The Pleasures of Exile
I am a little perplexed as to why Allison & Busby, George Lamming's British publishers, would issue this reprint of his only work of nonfiction, published initially in 1960, for its has not worn well in the intervening twenty-five years. I hesitate to use a more precise term than “work of nonfiction,” as The Pleasures of Exile is, among other things, part autobiography, part travelogue, part literary criticism, and part a retelling of the story of Toussaint L'Ouverture. If anything holds this jumble together, it is not the title theme of exile but Lamming's recurring use of Shakespeare's Tempest as a myth of the West Indian situation he wishes to invert and overturn. Such an overturning can be a powerful artistic strategy, as Tayeb Salih's rewriting of Othello in Season of Migration to the North has shown. It isn't powerful here, however, at least for me, and Lamming's rewritten Tempest seems a grotesque oversimplification of what he wishes to represent. Even if Lamming (see WLT 57:1, pp. 38–43), as a black, wishes to identify with Caliban and see the excolonialists as Prosperos who have lost their magic, to represent the complex reality of the West Indies one needs many more roles not found in Shakespeare. Lamming neither supplies those roles nor shows any awareness of their necessity.

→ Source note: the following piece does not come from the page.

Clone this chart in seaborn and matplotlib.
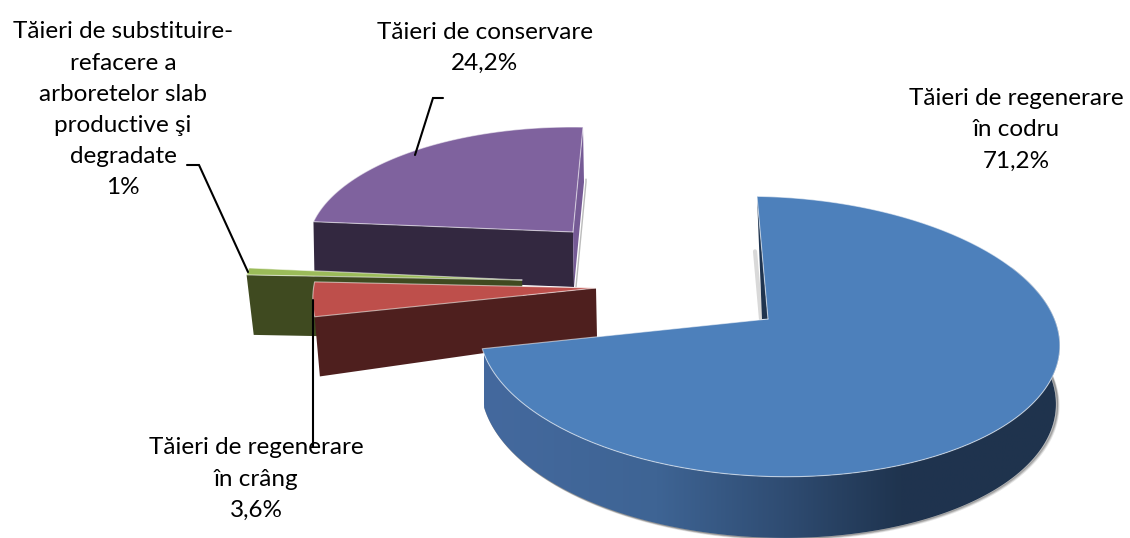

V. S. Naipaul (see WLT 57:2, pp. 223–27) has written that the great weakness of the black American writer is that his only subject is his own blackness. Whatever the truth of this may be for American writers, it has not been true for the best black West Indian writers—Wilson Harris, Roy A. K. Heath, Derek Walcott (see WLT 58:1, pp. 19–23, and 56:1, pp. 51–53 on Harris and Walcott respectively)—who, like Naipaul, have represented the rich mixture of cultures in the West Indies and found in that their subject. In The Pleasures of Exile Lamming attacks what he calls Naipaul's “castrated satires” precisely for ignoring the multiculturality of the West Indies. Lamming's critique is far more applicable to his own stance here, however. Despite some references to the East Indians, the Chinese, and the other peoples of the region, his real subject here is his own blackness, the role, as he presents it, of Caliban. This focus on blackness comes out in the long (and admittedly perceptive) tirades about racism in Britain and in the travel sections set in Africa and in the United States. The problem with it as a theme is that it is at complete cross-purposes with the announced aim of the book. Lamming starts out by saying that what he hopes to do is explain why his generation of West Indian writers all found it necessary to move to England; hence the “pleasures of exile” of the title. His use of The Tempest as a subtext, on the other hand, and his stress on black and white not meeting mean that, far from explaining this phenomenon, he has rendered it absolutely inexplicable. Why would Caliban accompany Prospero back to Milan? What pleasures would such an exile hold?
We need more accurate, more complex, and less divisive myths than Lamming provides to explain the West Indies, West Indian writing, and the phenomenon of expatriation as a whole. We need a perspective that would truly be able to see the pleasures of exile; despite his title, Lamming can show us only the pain.